::: DATA SHOWN
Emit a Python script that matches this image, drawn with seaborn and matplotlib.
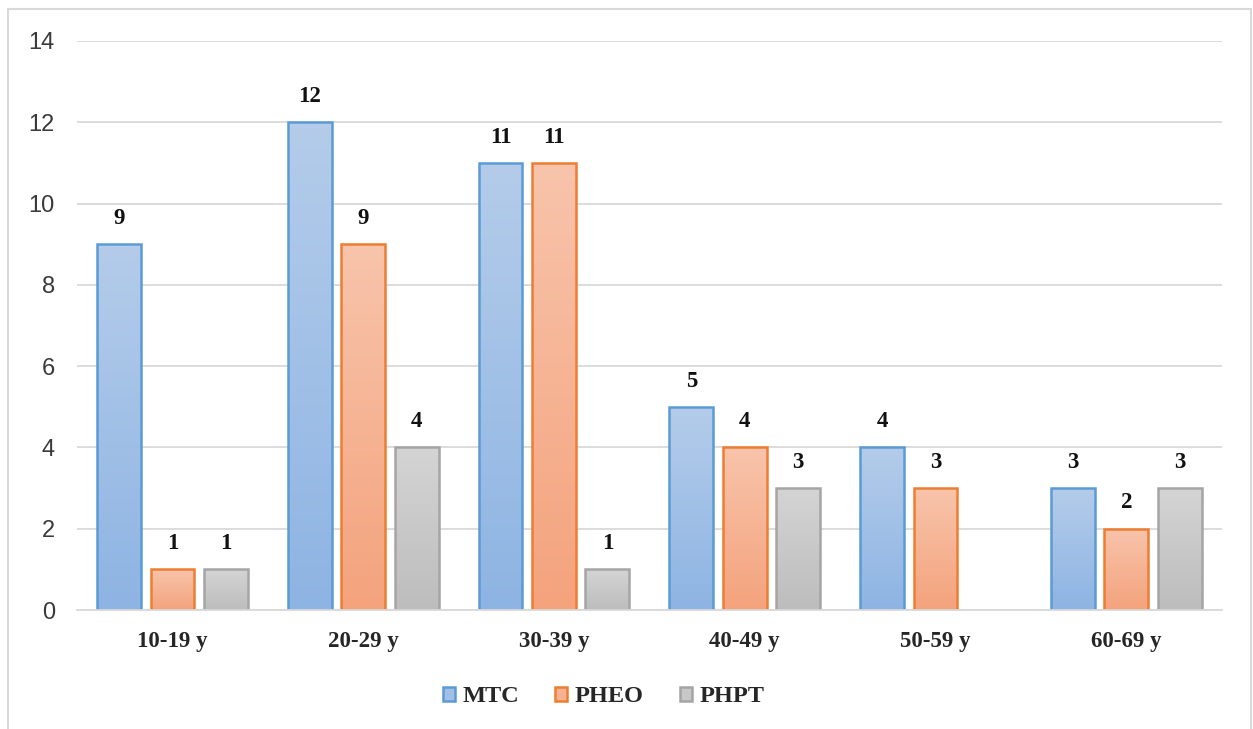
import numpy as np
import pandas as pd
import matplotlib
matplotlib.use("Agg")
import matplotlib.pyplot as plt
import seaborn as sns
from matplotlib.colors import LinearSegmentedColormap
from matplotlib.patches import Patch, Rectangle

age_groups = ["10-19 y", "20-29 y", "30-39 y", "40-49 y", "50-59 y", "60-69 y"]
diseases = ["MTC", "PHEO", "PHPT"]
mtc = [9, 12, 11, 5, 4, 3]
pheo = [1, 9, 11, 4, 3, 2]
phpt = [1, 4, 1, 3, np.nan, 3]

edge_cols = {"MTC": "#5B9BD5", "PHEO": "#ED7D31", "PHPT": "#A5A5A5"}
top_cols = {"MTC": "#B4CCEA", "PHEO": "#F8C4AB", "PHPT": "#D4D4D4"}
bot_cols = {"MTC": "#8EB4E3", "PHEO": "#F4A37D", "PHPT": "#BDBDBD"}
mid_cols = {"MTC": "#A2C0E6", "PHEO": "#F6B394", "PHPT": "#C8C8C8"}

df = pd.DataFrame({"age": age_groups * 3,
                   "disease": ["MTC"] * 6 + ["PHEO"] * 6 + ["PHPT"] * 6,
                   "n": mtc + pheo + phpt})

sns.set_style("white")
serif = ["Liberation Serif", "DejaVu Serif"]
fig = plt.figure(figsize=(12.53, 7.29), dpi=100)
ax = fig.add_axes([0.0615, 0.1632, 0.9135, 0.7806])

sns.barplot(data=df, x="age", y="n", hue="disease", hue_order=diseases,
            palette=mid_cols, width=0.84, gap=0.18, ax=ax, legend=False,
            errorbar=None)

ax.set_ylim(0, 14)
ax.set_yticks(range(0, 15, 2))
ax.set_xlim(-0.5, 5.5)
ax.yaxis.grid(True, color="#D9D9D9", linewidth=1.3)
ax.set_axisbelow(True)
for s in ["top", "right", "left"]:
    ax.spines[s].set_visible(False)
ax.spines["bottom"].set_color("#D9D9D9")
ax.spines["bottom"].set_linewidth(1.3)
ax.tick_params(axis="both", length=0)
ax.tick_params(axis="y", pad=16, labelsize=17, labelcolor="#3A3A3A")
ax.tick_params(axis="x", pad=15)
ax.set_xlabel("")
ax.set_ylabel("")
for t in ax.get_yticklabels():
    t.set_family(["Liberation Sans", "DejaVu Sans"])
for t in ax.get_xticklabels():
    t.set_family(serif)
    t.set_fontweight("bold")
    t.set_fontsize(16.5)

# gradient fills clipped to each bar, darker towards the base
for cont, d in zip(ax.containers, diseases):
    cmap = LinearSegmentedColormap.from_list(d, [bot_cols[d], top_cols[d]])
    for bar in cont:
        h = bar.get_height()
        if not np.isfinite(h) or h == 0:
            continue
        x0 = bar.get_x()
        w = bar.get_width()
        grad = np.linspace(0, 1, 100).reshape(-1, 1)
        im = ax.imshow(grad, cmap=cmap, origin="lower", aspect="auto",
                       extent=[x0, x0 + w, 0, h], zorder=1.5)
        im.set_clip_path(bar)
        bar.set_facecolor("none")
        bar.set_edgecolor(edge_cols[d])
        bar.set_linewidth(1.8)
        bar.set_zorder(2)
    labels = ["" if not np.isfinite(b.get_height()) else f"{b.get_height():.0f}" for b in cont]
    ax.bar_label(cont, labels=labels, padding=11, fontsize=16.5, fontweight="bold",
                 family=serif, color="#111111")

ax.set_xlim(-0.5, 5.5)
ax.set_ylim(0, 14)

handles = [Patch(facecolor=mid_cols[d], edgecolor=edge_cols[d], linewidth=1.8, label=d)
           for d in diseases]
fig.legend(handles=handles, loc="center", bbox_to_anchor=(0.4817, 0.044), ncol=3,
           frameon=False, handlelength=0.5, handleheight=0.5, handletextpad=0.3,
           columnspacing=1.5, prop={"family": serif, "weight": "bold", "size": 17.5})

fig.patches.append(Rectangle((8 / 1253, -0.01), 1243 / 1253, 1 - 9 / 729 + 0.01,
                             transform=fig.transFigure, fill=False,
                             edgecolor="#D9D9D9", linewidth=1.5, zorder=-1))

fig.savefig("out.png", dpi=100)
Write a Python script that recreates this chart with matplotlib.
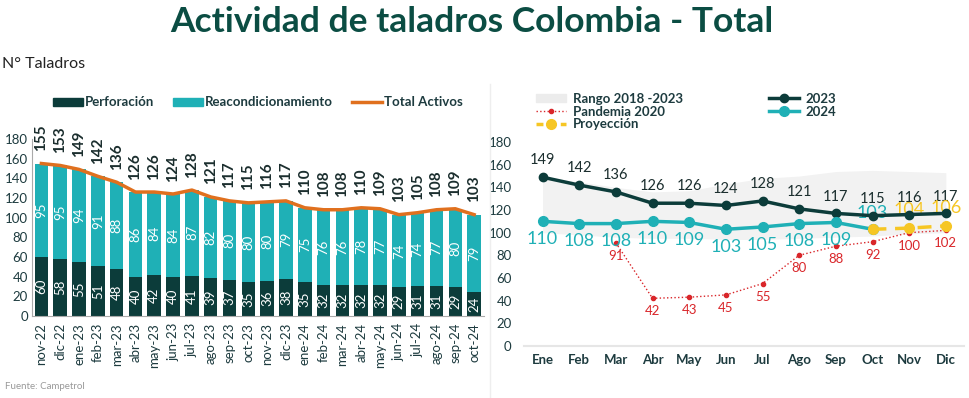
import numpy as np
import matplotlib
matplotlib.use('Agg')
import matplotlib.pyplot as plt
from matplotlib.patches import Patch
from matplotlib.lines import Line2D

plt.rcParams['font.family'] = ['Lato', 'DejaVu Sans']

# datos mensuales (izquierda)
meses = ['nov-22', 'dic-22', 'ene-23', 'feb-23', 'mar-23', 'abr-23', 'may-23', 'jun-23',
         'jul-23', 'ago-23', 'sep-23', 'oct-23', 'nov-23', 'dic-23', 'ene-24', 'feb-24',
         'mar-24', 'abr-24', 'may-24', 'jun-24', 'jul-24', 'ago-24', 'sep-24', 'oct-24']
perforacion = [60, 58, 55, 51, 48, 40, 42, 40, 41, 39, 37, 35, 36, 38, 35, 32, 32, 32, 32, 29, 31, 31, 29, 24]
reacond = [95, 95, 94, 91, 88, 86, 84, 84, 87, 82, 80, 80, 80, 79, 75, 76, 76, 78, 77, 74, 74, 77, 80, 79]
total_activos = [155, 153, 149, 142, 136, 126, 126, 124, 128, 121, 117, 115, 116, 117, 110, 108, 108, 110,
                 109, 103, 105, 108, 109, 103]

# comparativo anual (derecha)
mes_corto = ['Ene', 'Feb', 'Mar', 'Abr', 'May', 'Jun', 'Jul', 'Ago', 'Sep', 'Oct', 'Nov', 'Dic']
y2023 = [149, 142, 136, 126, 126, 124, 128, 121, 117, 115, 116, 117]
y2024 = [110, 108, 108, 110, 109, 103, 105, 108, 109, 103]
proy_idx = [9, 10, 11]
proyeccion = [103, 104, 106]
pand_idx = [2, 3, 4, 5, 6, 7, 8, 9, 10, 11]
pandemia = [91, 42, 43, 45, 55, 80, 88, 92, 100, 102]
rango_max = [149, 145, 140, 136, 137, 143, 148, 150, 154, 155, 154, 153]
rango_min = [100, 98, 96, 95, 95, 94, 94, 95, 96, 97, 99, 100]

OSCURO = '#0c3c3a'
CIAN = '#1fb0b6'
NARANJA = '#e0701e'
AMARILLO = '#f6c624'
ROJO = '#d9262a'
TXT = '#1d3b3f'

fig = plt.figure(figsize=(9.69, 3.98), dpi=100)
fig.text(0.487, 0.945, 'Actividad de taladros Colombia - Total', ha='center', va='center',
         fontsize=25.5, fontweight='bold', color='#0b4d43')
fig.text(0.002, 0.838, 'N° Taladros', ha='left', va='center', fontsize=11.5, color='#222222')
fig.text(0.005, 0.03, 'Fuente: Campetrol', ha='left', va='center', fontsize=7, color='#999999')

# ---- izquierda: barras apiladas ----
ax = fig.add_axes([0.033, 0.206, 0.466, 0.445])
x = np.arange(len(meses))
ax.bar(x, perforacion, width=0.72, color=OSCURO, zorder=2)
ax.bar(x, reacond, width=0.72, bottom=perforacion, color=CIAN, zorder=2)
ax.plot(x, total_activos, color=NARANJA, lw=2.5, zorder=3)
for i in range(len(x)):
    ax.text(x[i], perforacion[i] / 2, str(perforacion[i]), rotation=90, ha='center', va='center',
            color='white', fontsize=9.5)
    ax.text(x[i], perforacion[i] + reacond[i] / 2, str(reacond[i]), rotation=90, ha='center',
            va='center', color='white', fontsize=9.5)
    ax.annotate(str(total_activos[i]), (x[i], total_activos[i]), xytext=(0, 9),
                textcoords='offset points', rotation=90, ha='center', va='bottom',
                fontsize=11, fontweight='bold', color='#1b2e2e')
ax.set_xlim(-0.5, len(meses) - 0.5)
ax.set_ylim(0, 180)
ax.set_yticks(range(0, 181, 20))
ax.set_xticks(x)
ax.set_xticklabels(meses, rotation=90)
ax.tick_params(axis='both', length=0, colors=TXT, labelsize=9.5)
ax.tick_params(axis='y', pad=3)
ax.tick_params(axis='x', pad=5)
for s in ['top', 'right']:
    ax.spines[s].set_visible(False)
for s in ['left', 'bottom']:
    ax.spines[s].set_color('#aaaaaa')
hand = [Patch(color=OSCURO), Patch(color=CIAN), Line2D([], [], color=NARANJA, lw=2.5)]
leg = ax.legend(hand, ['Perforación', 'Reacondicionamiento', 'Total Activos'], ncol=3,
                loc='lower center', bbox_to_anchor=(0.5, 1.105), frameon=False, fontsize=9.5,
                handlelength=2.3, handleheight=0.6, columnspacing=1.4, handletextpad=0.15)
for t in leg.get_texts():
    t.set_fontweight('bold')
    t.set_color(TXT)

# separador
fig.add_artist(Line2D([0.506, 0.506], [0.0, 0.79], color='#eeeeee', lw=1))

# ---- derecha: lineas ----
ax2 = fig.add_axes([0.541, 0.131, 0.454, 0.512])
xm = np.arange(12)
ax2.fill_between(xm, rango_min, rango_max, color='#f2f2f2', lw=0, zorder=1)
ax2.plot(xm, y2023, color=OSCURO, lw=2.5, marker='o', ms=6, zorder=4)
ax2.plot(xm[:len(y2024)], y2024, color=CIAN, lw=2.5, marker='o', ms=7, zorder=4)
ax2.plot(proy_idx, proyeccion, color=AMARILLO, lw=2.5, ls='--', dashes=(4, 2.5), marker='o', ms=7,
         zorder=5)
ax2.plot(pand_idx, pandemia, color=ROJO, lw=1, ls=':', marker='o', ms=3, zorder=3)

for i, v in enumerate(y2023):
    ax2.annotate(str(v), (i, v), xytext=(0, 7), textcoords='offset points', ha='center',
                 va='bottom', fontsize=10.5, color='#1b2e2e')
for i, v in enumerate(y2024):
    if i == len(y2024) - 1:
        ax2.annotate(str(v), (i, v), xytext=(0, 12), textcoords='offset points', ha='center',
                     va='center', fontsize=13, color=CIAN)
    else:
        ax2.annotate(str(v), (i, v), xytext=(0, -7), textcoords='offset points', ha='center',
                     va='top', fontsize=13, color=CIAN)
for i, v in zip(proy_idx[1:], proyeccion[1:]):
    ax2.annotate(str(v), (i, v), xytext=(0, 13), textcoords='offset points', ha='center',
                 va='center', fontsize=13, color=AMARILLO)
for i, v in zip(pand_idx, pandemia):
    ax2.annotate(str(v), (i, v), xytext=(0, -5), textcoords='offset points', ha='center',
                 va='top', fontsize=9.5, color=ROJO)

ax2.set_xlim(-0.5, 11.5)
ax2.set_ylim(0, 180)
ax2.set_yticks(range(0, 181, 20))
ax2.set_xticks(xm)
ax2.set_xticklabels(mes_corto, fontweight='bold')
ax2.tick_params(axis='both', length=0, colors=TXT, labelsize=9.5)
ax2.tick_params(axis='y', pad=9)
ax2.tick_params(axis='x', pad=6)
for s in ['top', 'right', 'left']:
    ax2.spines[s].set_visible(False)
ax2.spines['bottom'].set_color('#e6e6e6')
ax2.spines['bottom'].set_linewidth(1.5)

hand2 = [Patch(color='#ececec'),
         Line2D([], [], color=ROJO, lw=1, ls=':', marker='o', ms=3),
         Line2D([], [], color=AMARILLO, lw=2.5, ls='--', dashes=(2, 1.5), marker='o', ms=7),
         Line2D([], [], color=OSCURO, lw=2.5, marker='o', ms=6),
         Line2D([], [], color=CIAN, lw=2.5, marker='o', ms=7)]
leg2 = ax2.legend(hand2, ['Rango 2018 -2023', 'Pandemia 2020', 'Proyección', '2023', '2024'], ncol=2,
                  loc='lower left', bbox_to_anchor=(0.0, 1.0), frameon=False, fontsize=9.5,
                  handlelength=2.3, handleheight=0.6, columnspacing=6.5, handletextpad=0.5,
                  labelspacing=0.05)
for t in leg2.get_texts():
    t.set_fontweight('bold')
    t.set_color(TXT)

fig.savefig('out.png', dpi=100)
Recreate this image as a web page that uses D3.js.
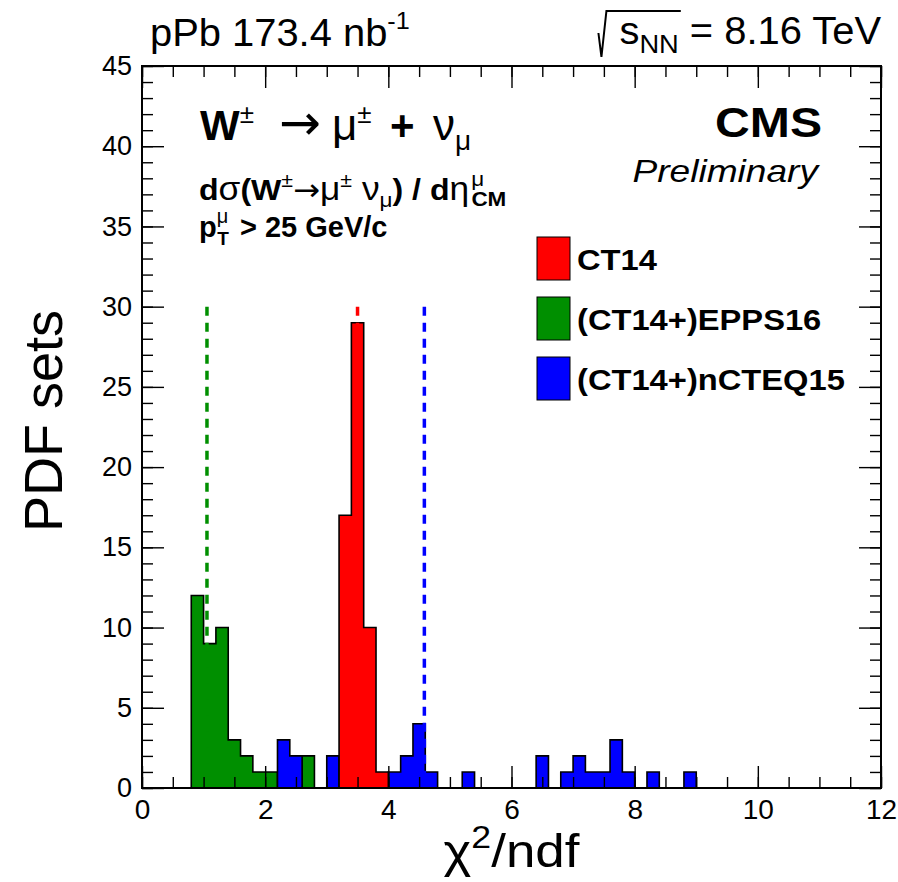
::::::
### WHAT THE TASK REQUIRES
Pictures are not part of the copy. Reproduce the lines from the one containing "Write a Python" through the one containing "va='center', fontsize=7, color='#999999')", exactly and nothing more.

### RESPONSE TO THE EXERCISE
Write a Python script that recreates this chart with matplotlib.
import numpy as np
import matplotlib
matplotlib.use('Agg')
import matplotlib.pyplot as plt
from matplotlib.patches import Patch
from matplotlib.lines import Line2D

plt.rcParams['font.family'] = ['Lato', 'DejaVu Sans']

# datos mensuales (izquierda)
meses = ['nov-22', 'dic-22', 'ene-23', 'feb-23', 'mar-23', 'abr-23', 'may-23', 'jun-23',
         'jul-23', 'ago-23', 'sep-23', 'oct-23', 'nov-23', 'dic-23', 'ene-24', 'feb-24',
         'mar-24', 'abr-24', 'may-24', 'jun-24', 'jul-24', 'ago-24', 'sep-24', 'oct-24']
perforacion = [60, 58, 55, 51, 48, 40, 42, 40, 41, 39, 37, 35, 36, 38, 35, 32, 32, 32, 32, 29, 31, 31, 29, 24]
reacond = [95, 95, 94, 91, 88, 86, 84, 84, 87, 82, 80, 80, 80, 79, 75, 76, 76, 78, 77, 74, 74, 77, 80, 79]
total_activos = [155, 153, 149, 142, 136, 126, 126, 124, 128, 121, 117, 115, 116, 117, 110, 108, 108, 110,
                 109, 103, 105, 108, 109, 103]

# comparativo anual (derecha)
mes_corto = ['Ene', 'Feb', 'Mar', 'Abr', 'May', 'Jun', 'Jul', 'Ago', 'Sep', 'Oct', 'Nov', 'Dic']
y2023 = [149, 142, 136, 126, 126, 124, 128, 121, 117, 115, 116, 117]
y2024 = [110, 108, 108, 110, 109, 103, 105, 108, 109, 103]
proy_idx = [9, 10, 11]
proyeccion = [103, 104, 106]
pand_idx = [2, 3, 4, 5, 6, 7, 8, 9, 10, 11]
pandemia = [91, 42, 43, 45, 55, 80, 88, 92, 100, 102]
rango_max = [149, 145, 140, 136, 137, 143, 148, 150, 154, 155, 154, 153]
rango_min = [100, 98, 96, 95, 95, 94, 94, 95, 96, 97, 99, 100]

OSCURO = '#0c3c3a'
CIAN = '#1fb0b6'
NARANJA = '#e0701e'
AMARILLO = '#f6c624'
ROJO = '#d9262a'
TXT = '#1d3b3f'

fig = plt.figure(figsize=(9.69, 3.98), dpi=100)
fig.text(0.487, 0.945, 'Actividad de taladros Colombia - Total', ha='center', va='center',
         fontsize=25.5, fontweight='bold', color='#0b4d43')
fig.text(0.002, 0.838, 'N° Taladros', ha='left', va='center', fontsize=11.5, color='#222222')
fig.text(0.005, 0.03, 'Fuente: Campetrol', ha='left', va='center', fontsize=7, color='#999999')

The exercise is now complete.